Am 18. Juli 1918 begann die alliierte Gegenoffensive, die schließlich die deutsche Niederlage im Ersten Weltkrieg besiegeln sollte. Ab August 1918 gaben sich immer mehr kriegsmüde und erschöpfte deutsche Soldaten gefangen. In der Heimat stand die Kriegswirtschaft kurz vor dem Kollaps. Mehr als zwei Millionen deutsche Soldaten waren zu diesem Zeitpunkt für den „Griff nach der Weltmacht“ (Fischer) gestorben, noch mehr waren schwer verwundet und zum Teil grausam verstümmelt worden, und in der Heimat starben Millionen an Hunger und Entkräftung. Wer allerdings reich und privilegiert war, konnte auch noch 1918, im vierten Jahr der „Hungerblockade“, recht angenehm leben.

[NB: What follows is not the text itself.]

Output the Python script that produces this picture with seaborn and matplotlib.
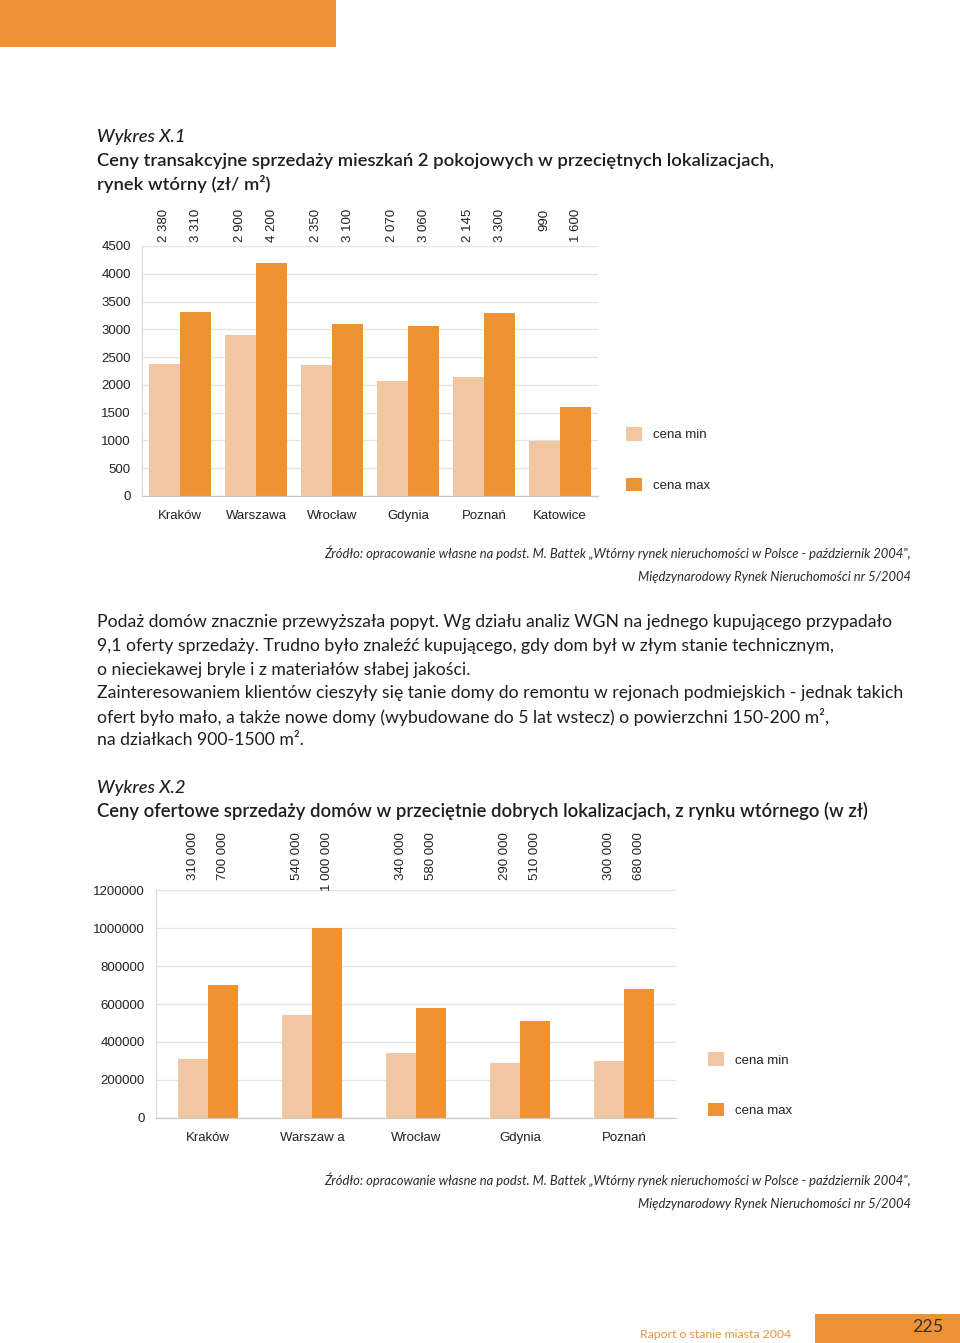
import numpy as np
import pandas as pd
import seaborn as sns
import matplotlib
matplotlib.use("Agg")
import matplotlib.pyplot as plt
from matplotlib.patches import Rectangle

# ---------------- data ----------------
series = ["cena min", "cena max"]

cities1 = ["Kraków", "Warszawa", "Wrocław", "Gdynia", "Poznań", "Katowice"]
min1 = [2380, 2900, 2350, 2070, 2145, 990]
max1 = [3310, 4200, 3100, 3060, 3300, 1600]
yticks1 = [0, 500, 1000, 1500, 2000, 2500, 3000, 3500, 4000, 4500]

cities2 = ["Kraków", "Warszaw a", "Wrocław", "Gdynia", "Poznań"]
min2 = [310000, 540000, 340000, 290000, 300000]
max2 = [700000, 1000000, 580000, 510000, 680000]
yticks2 = [0, 200000, 400000, 600000, 800000, 1000000, 1200000]

# ---------------- style ----------------
C_MIN = "#F0C7A2"
C_MAX = "#EE9234"
ORANGE = "#EE9236"
GRID = "#E4E4E4"
AXC = "#C8C8C8"

sns.set_theme(style="white")
plt.rcParams["font.family"] = ["Liberation Sans", "DejaVu Sans"]

W, H = 960, 1343
fig = plt.figure(figsize=(W / 100, H / 100), dpi=100)
renderer = fig.canvas.get_renderer()


def fx(px):
    return px / W


def fy(py):
    return 1 - py / H


def make_chart(rect_px, cities, vmin, vmax, yticks, width, label_off_pt, leg_x, leg_y):
    l, t, r, b = rect_px
    ax = fig.add_axes([fx(l), fy(b), (r - l) / W, (b - t) / H])
    df = pd.DataFrame({
        "miasto": cities * 2,
        "cena": list(vmin) + list(vmax),
        "seria": [series[0]] * len(cities) + [series[1]] * len(cities),
    })
    sns.barplot(data=df, x="miasto", y="cena", hue="seria", hue_order=series,
                order=cities, palette=[C_MIN, C_MAX], width=width,
                saturation=1, errorbar=None, ax=ax, linewidth=0)
    ax.set_ylim(yticks[0], yticks[-1])
    ax.set_yticks(yticks)
    ax.set_yticklabels([str(v) for v in yticks])
    ax.set_xlim(-0.5, len(cities) - 0.5)
    ax.set_xlabel("")
    ax.set_ylabel("")
    ax.yaxis.grid(True, color=GRID, lw=0.9)
    ax.set_axisbelow(True)
    for s in ("top", "right"):
        ax.spines[s].set_visible(False)
    ax.spines["left"].set_color("#DADADA")
    ax.spines["bottom"].set_color(AXC)
    ax.spines["left"].set_linewidth(0.9)
    ax.spines["bottom"].set_linewidth(0.9)
    ax.tick_params(axis="y", length=0, pad=8, labelsize=9.5, colors="#222222")
    ax.tick_params(axis="x", which="major", length=0, pad=10, labelsize=9.5, colors="#222222")
    ax.set_xticks(np.arange(-0.5, len(cities), 1.0), minor=True)
    ax.tick_params(axis="x", which="minor", length=5, width=0.9, color=AXC, direction="out")

    # value labels above the plot
    for cont, vals in zip(ax.containers, [vmin, vmax]):
        for bar, v in zip(cont.patches, vals):
            xc = bar.get_x() + bar.get_width() / 2
            ax.annotate(f"{v:,}".replace(",", " "), xy=(xc, 1), xycoords=("data", "axes fraction"),
                        xytext=(0, label_off_pt), textcoords="offset points",
                        rotation=90, ha="center", va="top", fontsize=9.5, color="#222222")

    # legend
    handles, labels = ax.get_legend_handles_labels()
    if ax.get_legend() is not None:
        ax.get_legend().remove()
    ax.legend(handles, labels, loc="lower left", bbox_to_anchor=(leg_x, leg_y),
              frameon=False, borderpad=0, borderaxespad=0, fontsize=9.5,
              handlelength=1.2, handleheight=1.2, handletextpad=0.85,
              labelspacing=2.75, labelcolor="#222222")
    return ax


ax1 = make_chart((142, 246, 598, 496), cities1, min1, max1, yticks1, 0.82, 27,
                 (626 - 142) / 456, 4 / 250)
ax2 = make_chart((156, 890, 676, 1118), cities2, min2, max2, yticks2, 0.58, 42,
                 (708 - 156) / 520, 1 / 228)

# ---------------- page decorations ----------------
fig.add_artist(Rectangle((0, fy(47)), fx(336), 47 / H, transform=fig.transFigure,
                         color=ORANGE, lw=0))
fig.add_artist(Rectangle((fx(815), 0), fx(145), 29 / H, transform=fig.transFigure,
                         color=ORANGE, lw=0))

TXT = "Lato"
TC = "#1E1E1E"


def fit_size(s, target, **kw):
    t = fig.text(0, 0, s, fontsize=12, **kw)
    w = t.get_window_extent(renderer).width
    t.remove()
    return 12 * target / w


def put(x, y, s, size, ha="left", **kw):
    return fig.text(fx(x), fy(y), s, fontsize=size, ha=ha, va="center", **kw)


# titles
title_kw = dict(family=[TXT, "DejaVu Sans"], weight="semibold", color=TC)
ts = fit_size("Ceny transakcyjne sprzedaży mieszkań 2 pokojowych w przeciętnych lokalizacjach,", 672, **title_kw)
ital_kw = dict(family=[TXT, "DejaVu Sans"], style="italic", weight="medium", color=TC)
put(97, 137, "Wykres X.1", ts, **ital_kw)
put(97, 161, "Ceny transakcyjne sprzedaży mieszkań 2 pokojowych w przeciętnych lokalizacjach,", ts, **title_kw)
put(97, 184, "rynek wtórny (zł/ m²)", ts, **title_kw)

put(97, 788, "Wykres X.2", ts, **ital_kw)
ts2 = fit_size("Ceny ofertowe sprzedaży domów w przeciętnie dobrych lokalizacjach, z rynku wtórnego (w zł)", 771, **title_kw)
put(97, 811, "Ceny ofertowe sprzedaży domów w przeciętnie dobrych lokalizacjach, z rynku wtórnego (w zł)", ts2, **title_kw)

# sources
src1 = "Źródło: opracowanie własne na podst. M. Battek „Wtórny rynek nieruchomości w Polsce - październik 2004\","
src2 = "Międzynarodowy Rynek Nieruchomości nr 5/2004"
src_kw = dict(family=[TXT, "DejaVu Sans"], style="italic", color="#2A2A2A")
ss = fit_size(src1, 584, **src_kw)
for y0 in (553, 1180):
    put(911, y0, src1, ss, ha="right", **src_kw)
    put(911, y0 + 24, src2, ss, ha="right", **src_kw)

# body paragraph
body = [
    "Podaż domów znacznie przewyższała popyt. Wg działu analiz WGN na jednego kupującego przypadało",
    "9,1 oferty sprzedaży. Trudno było znaleźć kupującego, gdy dom był w złym stanie technicznym,",
    "o nieciekawej bryle i z materiałów słabej jakości.",
    "Zainteresowaniem klientów cieszyły się tanie domy do remontu w rejonach podmiejskich - jednak takich",
    "ofert było mało, a także nowe domy (wybudowane do 5 lat wstecz) o powierzchni 150-200 m²,",
    "na działkach 900-1500 m².",
]
body_y = [622, 646, 670, 693, 717, 740]
body_kw = dict(family=[TXT, "DejaVu Sans"], color=TC)
bs = fit_size(body[0], 791, **body_kw)
for s, y0 in zip(body, body_y):
    put(97, y0, s, bs, **body_kw)

# footer
foot_kw = dict(family=[TXT, "DejaVu Sans"], color="#E8943A")
fs = fit_size("Raport o stanie miasta 2004", 150, **foot_kw)
put(640, 1334, "Raport o stanie miasta 2004", fs, **foot_kw)
num_kw = dict(family=[TXT, "DejaVu Sans"], color="#333333")
ns = fit_size("225", 31, **num_kw)
put(943, 1327, "225", ns, ha="right", **num_kw)

fig.savefig("out.png", dpi=100)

Allerdings lag die Westfront noch weit vor der deutschen Reichsgrenze, und ein für Deutschland glimpflicher Verständigungsfrieden wäre noch möglich gewesen. Hätten der „Meisterstratege“ Ludendorff realistisch gedacht, hätte er die ihm hörige Regierung dazu veranlasst, auf Eroberungen zu verzichten, und sich entschlossen gezeigt, die eigenen Grenzen mit allen noch vorhandenen Kräften zu verteidigen. Er hätte die Regierung auch darin bestätigt, am pragmatischen innenpolitischen Kurs in Richtung sozialer und demokratischer Reformen festzuhalten.
Realistisch dachte Ludendorff jedoch nur im Detail und im Zuge machiavellistischer Machtspiele. Ging es ums große Ganze, war er ganz völkischer Ideologe. Im Verlauf des Krieges entwickelte er die fixe Idee, mit „England“ – er meinte das britische „Empire“, die „Supermacht“ seiner Zeit – selbst nach einem Friedensschluss noch einmal um die Weltherrschaft kämpfen zu müssen.

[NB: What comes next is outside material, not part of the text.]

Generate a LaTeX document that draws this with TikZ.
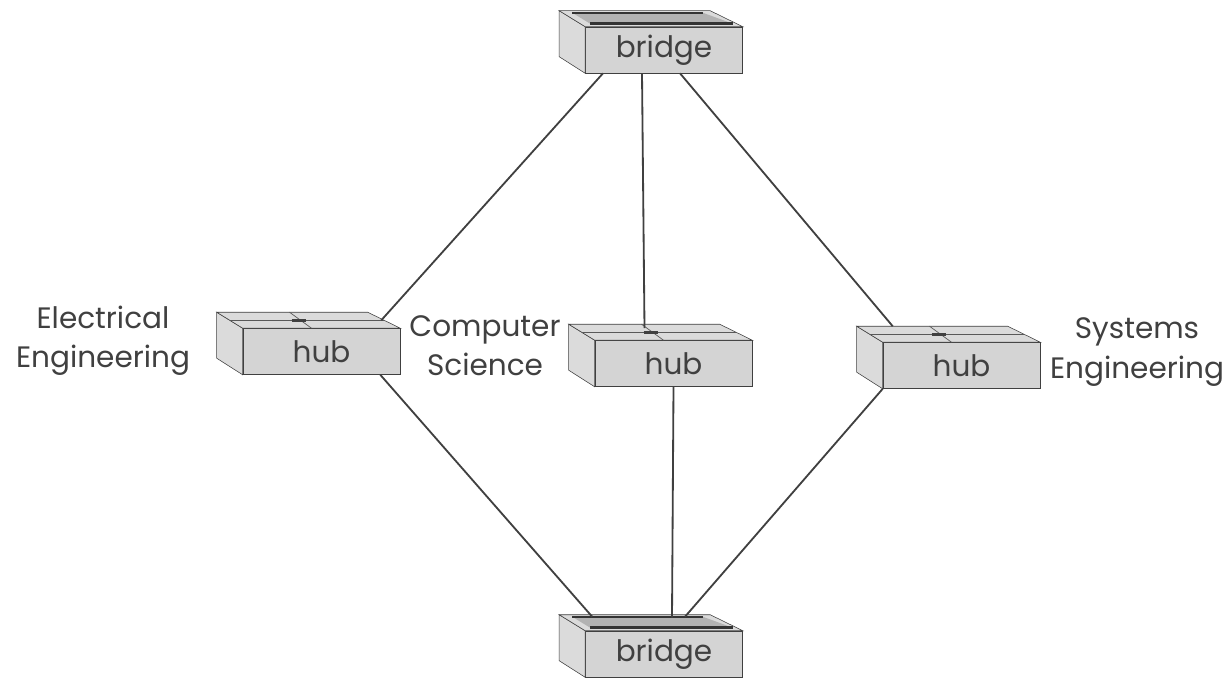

Er plante buchstäblich einen zweiten Weltkrieg. Er wäre, wie der reale Zweite Weltkrieg, ein deutscher Angriffskrieg und ein Vernichtungskrieg gewesen.
Wie er waren die meisten führenden Militärs, Politiker und Industriellen wie verblendet. Sie wollten nicht auf die Eroberungen im Osten und in Belgien verzichten und hielten eisern am Ziel „Sieg um jeden Preis“ fest.
Als am 8. August britische Truppen einen breiten Frontabschnitt durchbrachen, erkannte Ludendorff, dass an einen Sieg nicht mehr zu denken war. Die deutsche Kriegpropaganda tönte zu diesem Zeitpunkt immmer noch, ein glorreicher „Siegfriede“ sein in greifbarer Nähe.